Given problem –
Where a line contains the string "this", copy that line.

Information provided –
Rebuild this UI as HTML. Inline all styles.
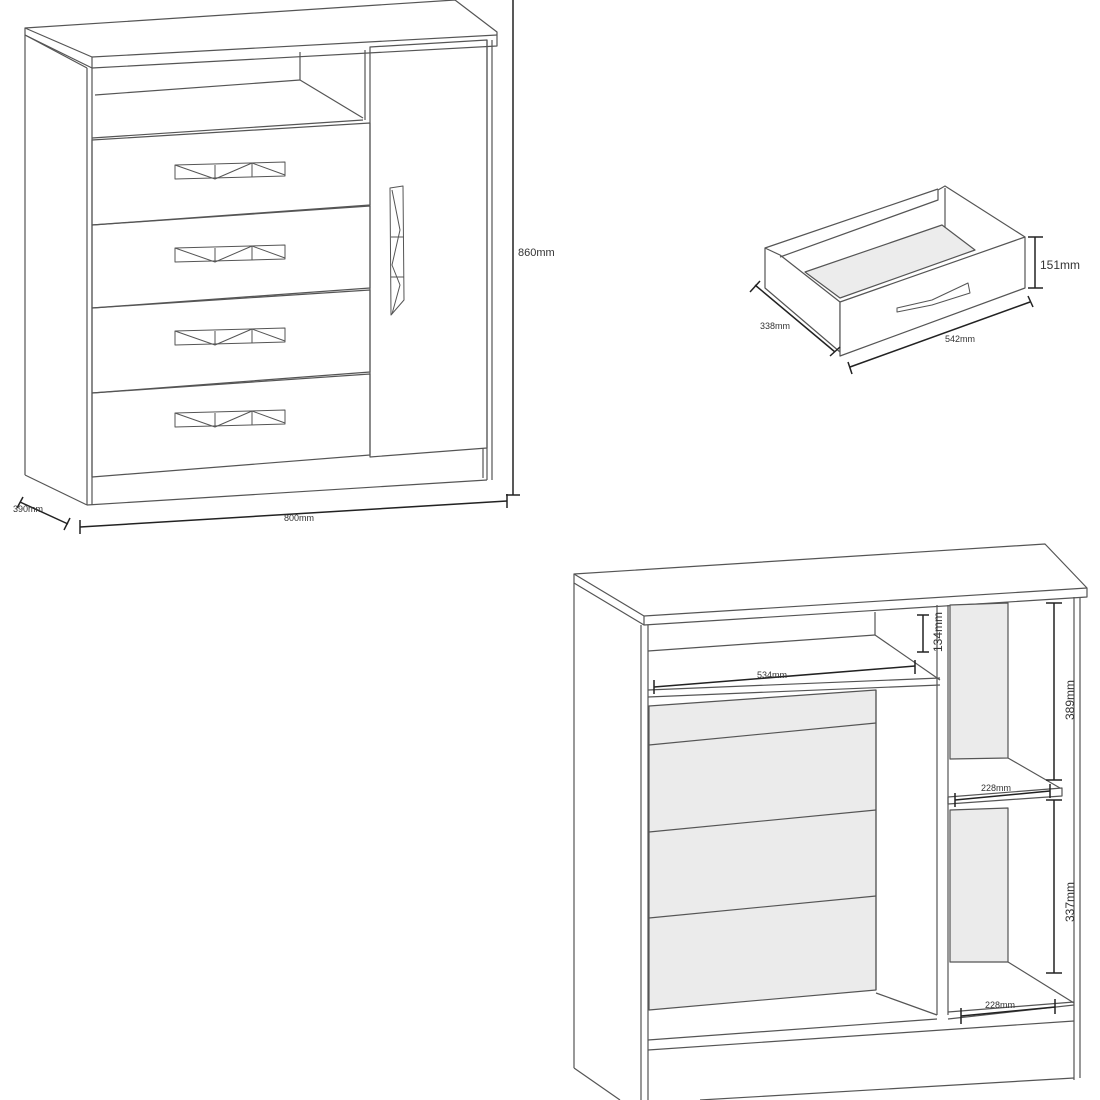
<!DOCTYPE html>
<html><head><meta charset="utf-8"><style>
html,body{margin:0;padding:0;background:#fff;}
svg{display:block;}
text{font-family:"Liberation Sans",sans-serif;fill:#333;}
</style></head><body>
<svg width="1100" height="1100" viewBox="0 0 1100 1100" xmlns="http://www.w3.org/2000/svg">
<g fill="none" stroke="#555" stroke-width="1.2" stroke-linejoin="round">
<!-- ===== Cabinet 1 ===== -->
<polygon points="25,28 455,0 497,32 497,46 92,68 25,35" fill="#fff"/>
<line x1="25" y1="28" x2="92" y2="57"/>
<line x1="92" y1="57" x2="497" y2="35"/>
<line x1="92" y1="57" x2="92" y2="68"/>
<line x1="25" y1="35" x2="87" y2="68"/>
<line x1="25" y1="35" x2="25" y2="475"/>
<line x1="25" y1="475" x2="87" y2="505"/>
<line x1="87" y1="68" x2="87" y2="505"/>
<line x1="92" y1="68" x2="92" y2="505"/>
<line x1="87" y1="505" x2="487" y2="480"/>
<line x1="487" y1="40" x2="487" y2="480"/>
<line x1="492" y1="40" x2="492" y2="480"/>
<line x1="483" y1="448" x2="483" y2="478"/>
<!-- niche -->
<line x1="95" y1="95" x2="300" y2="80"/>
<line x1="300" y1="52" x2="300" y2="80"/>
<line x1="300" y1="80" x2="363" y2="118"/>
<line x1="92" y1="138" x2="363" y2="120"/>
<line x1="365" y1="50" x2="365" y2="120"/>
<!-- drawers -->
<polygon points="92,140 370,123 370,205 92,225"/>
<polygon points="92,225 370,206 370,288 92,308"/>
<polygon points="92,308 370,290 370,372 92,393"/>
<polygon points="92,393 370,374 370,455 92,477"/>
<!-- door -->
<polygon points="370,47 487,40 487,448 370,457"/>
<!-- handles -->
<g stroke-width="1">
<g id="h1"><polygon points="175,165 285,162 285,176 175,179"/><line x1="215" y1="165" x2="215" y2="179"/><line x1="252" y1="163" x2="252" y2="177"/><polyline points="175,165 215,179 252,163 285,175"/></g>
<use href="#h1" transform="translate(0,83)"/>
<use href="#h1" transform="translate(0,166)"/>
<use href="#h1" transform="translate(0,248)"/>
<polygon points="390,188 403,186 404,300 391,315"/>
<polyline points="392,190 400,230 392,265 400,285 392,314"/>
<line x1="391" y1="237" x2="404" y2="237"/><line x1="391" y1="277" x2="404" y2="277"/>
</g>
</g>
<!-- dims cabinet 1 -->
<g stroke="#222" stroke-width="1.5" fill="none">
<line x1="513" y1="0" x2="513" y2="495"/><line x1="506" y1="495" x2="520" y2="495"/>
<line x1="80" y1="527" x2="507" y2="501"/><line x1="80" y1="520" x2="80" y2="534"/><line x1="507" y1="494" x2="507" y2="508"/>
<line x1="20" y1="502" x2="68" y2="524"/><line x1="17" y1="508" x2="23" y2="497"/><line x1="64" y1="530" x2="70" y2="518"/>
</g>
<text x="518" y="256" font-size="11">860mm</text>
<text x="284" y="521" font-size="9">800mm</text>
<text x="13" y="512" font-size="9">390mm</text>

<!-- ===== Drawer ===== -->
<g fill="none" stroke="#555" stroke-width="1.2" stroke-linejoin="round">
<polygon points="765,248 780,255 840,302 840,352 765,288"/>
<polyline points="780,257 938,200 938,190 945,186 1025,237"/>
<line x1="765" y1="248" x2="938" y2="189"/>
<line x1="945" y1="188" x2="945" y2="228"/>
<polygon points="805,272 942,225 975,250 840,298" fill="#ececec"/>
<polygon points="840,302 1025,237 1025,288 840,356" fill="#fff"/>
<polygon points="897,308 932,300 968,283 970,293 932,305 897,312" stroke-width="1"/>
</g>
<g stroke="#222" stroke-width="1.5">
<line x1="1035" y1="237" x2="1035" y2="288"/><line x1="1028" y1="237" x2="1043" y2="237"/><line x1="1028" y1="288" x2="1043" y2="288"/>
<line x1="850" y1="367" x2="1030" y2="302"/><line x1="848" y1="362" x2="852" y2="374"/><line x1="1028" y1="296" x2="1033" y2="307"/>
<line x1="755" y1="285" x2="835" y2="352"/><line x1="750" y1="292" x2="760" y2="281"/><line x1="830" y1="356" x2="840" y2="347"/>
</g>
<text x="1040" y="269" font-size="12">151mm</text>
<text x="945" y="342" font-size="9">542mm</text>
<text x="760" y="329" font-size="9">338mm</text>

<!-- ===== Cabinet 2 ===== -->
<g fill="none" stroke="#555" stroke-width="1.2" stroke-linejoin="round">
<polygon points="574,574 1045,544 1087,588 1087,597 644,625 574,583"/>
<line x1="574" y1="574" x2="644" y2="616"/>
<line x1="644" y1="616" x2="1087" y2="588"/>
<line x1="644" y1="616" x2="644" y2="625"/>
<line x1="574" y1="583" x2="574" y2="1068"/>
<line x1="574" y1="1068" x2="620" y2="1100"/>
<line x1="641" y1="625" x2="641" y2="1100"/>
<line x1="648" y1="625" x2="648" y2="1100"/>
<line x1="1074" y1="597" x2="1074" y2="1080"/>
<line x1="1080" y1="597" x2="1080" y2="1078"/>
<line x1="648" y1="1050" x2="1074" y2="1021"/>
<line x1="648" y1="1040" x2="937" y2="1019"/>
<line x1="700" y1="1100" x2="1074" y2="1078"/>
<!-- upper niche -->
<line x1="648" y1="651" x2="875" y2="635"/>
<line x1="875" y1="612" x2="875" y2="635"/>
<line x1="875" y1="635" x2="940" y2="680"/>
<line x1="648" y1="690" x2="940" y2="678"/>
<line x1="648" y1="697" x2="940" y2="685"/>
<!-- divider -->
<line x1="937" y1="605" x2="937" y2="1015"/>
<line x1="948" y1="605" x2="948" y2="1015"/>
<!-- gray drawers -->
<polygon points="649,706 876,690 876,990 649,1010" fill="#ebebeb"/>
<line x1="649" y1="745" x2="876" y2="723"/>
<line x1="649" y1="832" x2="876" y2="810"/>
<line x1="649" y1="918" x2="876" y2="896"/>
<line x1="876" y1="690" x2="876" y2="990"/>
<line x1="876" y1="993" x2="937" y2="1015"/>
<!-- right compartments -->
<polygon points="950,605 1008,603 1008,758 950,759" fill="#ebebeb"/>
<line x1="1008" y1="758" x2="1060" y2="788"/>
<polygon points="948,797 1062,788 1062,796 948,804"/>
<polygon points="950,810 1008,808 1008,962 950,962" fill="#ebebeb"/>
<line x1="1008" y1="962" x2="1074" y2="1003"/>
<line x1="948" y1="1019" x2="1074" y2="1005"/>
<line x1="948" y1="1012" x2="1074" y2="1002"/>
</g>
<g stroke="#222" stroke-width="1.5">
<line x1="654" y1="687" x2="915" y2="666"/><line x1="654" y1="680" x2="654" y2="694"/><line x1="915" y1="660" x2="915" y2="674"/>
<line x1="923" y1="615" x2="923" y2="652"/><line x1="917" y1="615" x2="929" y2="615"/><line x1="917" y1="652" x2="929" y2="652"/>
<line x1="1054" y1="603" x2="1054" y2="780"/><line x1="1046" y1="603" x2="1062" y2="603"/><line x1="1046" y1="780" x2="1062" y2="780"/>
<line x1="955" y1="800" x2="1050" y2="791"/><line x1="955" y1="793" x2="955" y2="807"/><line x1="1050" y1="784" x2="1050" y2="798"/>
<line x1="1054" y1="800" x2="1054" y2="973"/><line x1="1046" y1="800" x2="1062" y2="800"/><line x1="1046" y1="973" x2="1062" y2="973"/>
<line x1="961" y1="1016" x2="1055" y2="1007"/><line x1="961" y1="1008" x2="961" y2="1024"/><line x1="1055" y1="999" x2="1055" y2="1014"/>
</g>
<text x="757" y="678" font-size="9">534mm</text>
<text x="981" y="791" font-size="9">228mm</text>
<text x="985" y="1008" font-size="9">228mm</text>
<text font-size="12" transform="translate(942,652) rotate(-90)">134mm</text>
<text font-size="12" transform="translate(1074,720) rotate(-90)">389mm</text>
<text font-size="12" transform="translate(1074,922) rotate(-90)">337mm</text>
</svg>
</body></html>
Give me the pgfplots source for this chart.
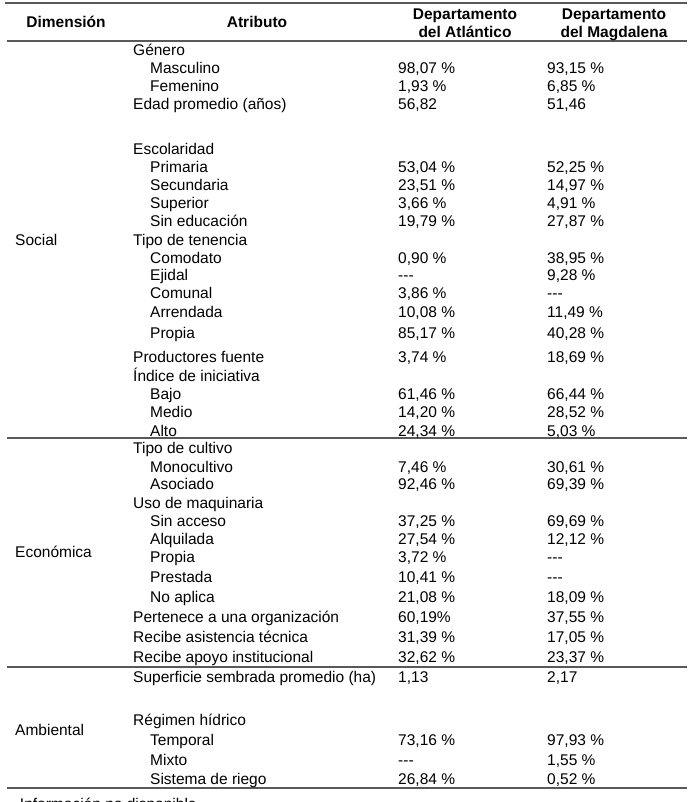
\documentclass[border=0pt]{standalone}
\usepackage{fontspec}
\setmainfont{Liberation Sans}
\usepackage{pgfplots}
\pgfplotsset{compat=1.18}

\newcommand{\nd}{-{}-{}-}

\pgfplotsset{
  cell/.style={only marks, mark=none, point meta=explicit symbolic,
    nodes near coords, nodes near coords style={anchor=base west, inner sep=0pt,
      yshift=-5.6bp, text=black, font=\fontsize{15.5bp}{18bp}\selectfont}},
  head/.style={only marks, mark=none, point meta=explicit symbolic,
    nodes near coords, nodes near coords style={anchor=base, inner sep=0pt,
      yshift=-5.6bp, text=black, font=\fontsize{15.5bp}{18bp}\selectfont\bfseries}},
  rule/.style={black!65, line width=1.4bp, mark=none},
}

\begin{document}
\begin{tikzpicture}
\useasboundingbox (0,0) rectangle (693bp,802bp);
\begin{axis}[at={(0,0)}, anchor=south west, scale only axis,
  width=693bp, height=802bp, xmin=0, xmax=693, ymin=0, ymax=802,
  y dir=reverse, hide axis, clip=false]

% rules
\addplot[rule] coordinates {(5,3)(687,3)};
\addplot[rule] coordinates {(7,41)(687,41)};
\addplot[rule] coordinates {(7,438)(687,438)};
\addplot[rule] coordinates {(7,667)(687,667)};
\addplot[rule] coordinates {(7,788)(687,788)};

% header
\addplot[head] coordinates {
  (66,22) [Dimensión] (257,22) [Atributo]
  (465,14) [Departamento] (465,32) [del Atlántico]
  (614,14) [Departamento] (614,32) [del Magdalena]};

% dimension column
\addplot[cell] coordinates {(15,240) [Social] (15,552) [Económica] (15,730) [Ambiental]};

% attribute column, level 0
\addplot[cell] coordinates {
  (133,50) [Género] (133,104) [Edad promedio (años)] (133,149) [Escolaridad]
  (133,240) [Tipo de tenencia] (133,357) [Productores fuente] (133,376) [Índice de iniciativa]
  (133,448) [Tipo de cultivo] (133,503) [Uso de maquinaria]
  (133,617) [Pertenece a una organización] (133,637) [Recibe asistencia técnica]
  (133,657) [Recibe apoyo institucional]
  (133,677) [Superficie sembrada promedio (ha)] (133,720) [Régimen hídrico]};

% attribute column, level 1
\addplot[cell] coordinates {
  (150,68) [Masculino] (150,86) [Femenino]
  (150,167) [Primaria] (150,185) [Secundaria] (150,203) [Superior] (150,221) [Sin educación]
  (150,258) [Comodato] (150,275) [Ejidal] (150,293) [Comunal] (150,312) [Arrendada] (150,333) [Propia]
  (150,394) [Bajo] (150,412) [Medio] (150,431) [Alto]
  (150,467) [Monocultivo] (150,484) [Asociado]
  (150,521) [Sin acceso] (150,539) [Alquilada] (150,557) [Propia] (150,577) [Prestada] (150,597) [No aplica]
  (150,740) [Temporal] (150,760) [Mixto] (150,779) [Sistema de riego]};

% Departamento del Atlántico
\addplot[cell] coordinates {
  (398,68) [98,07 \%] (398,86) [1,93 \%] (398,104) [56,82]
  (398,167) [53,04 \%] (398,185) [23,51 \%] (398,203) [3,66 \%] (398,221) [19,79 \%]
  (398,258) [0,90 \%] (398,275) [\nd] (398,293) [3,86 \%] (398,312) [10,08 \%] (398,333) [85,17 \%]
  (398,357) [3,74 \%]
  (398,394) [61,46 \%] (398,412) [14,20 \%] (398,431) [24,34 \%]
  (398,467) [7,46 \%] (398,484) [92,46 \%]
  (398,521) [37,25 \%] (398,539) [27,54 \%] (398,557) [3,72 \%] (398,577) [10,41 \%] (398,597) [21,08 \%]
  (398,617) [60,19\%] (398,637) [31,39 \%] (398,657) [32,62 \%]
  (398,677) [1,13]
  (398,740) [73,16 \%] (398,760) [\nd] (398,779) [26,84 \%]};

% Departamento del Magdalena
\addplot[cell] coordinates {
  (547,68) [93,15 \%] (547,86) [6,85 \%] (547,104) [51,46]
  (547,167) [52,25 \%] (547,185) [14,97 \%] (547,203) [4,91 \%] (547,221) [27,87 \%]
  (547,258) [38,95 \%] (547,275) [9,28 \%] (547,293) [\nd] (547,312) [11,49 \%] (547,333) [40,28 \%]
  (547,357) [18,69 \%]
  (547,394) [66,44 \%] (547,412) [28,52 \%] (547,431) [5,03 \%]
  (547,467) [30,61 \%] (547,484) [69,39 \%]
  (547,521) [69,69 \%] (547,539) [12,12 \%] (547,557) [\nd] (547,577) [\nd] (547,597) [18,09 \%]
  (547,617) [37,55 \%] (547,637) [17,05 \%] (547,657) [23,37 \%]
  (547,677) [2,17]
  (547,740) [97,93 \%] (547,760) [1,55 \%] (547,779) [0,52 \%]};

% footnote, cut by the page edge as in the reference
\addplot[cell] coordinates {(0,804) [\nd{} Información no disponible]};
\end{axis}
\end{tikzpicture}
\end{document}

Correct result –
Rebuild this UI as HTML. Inline all styles.
Give me the pgfplots source for this chart.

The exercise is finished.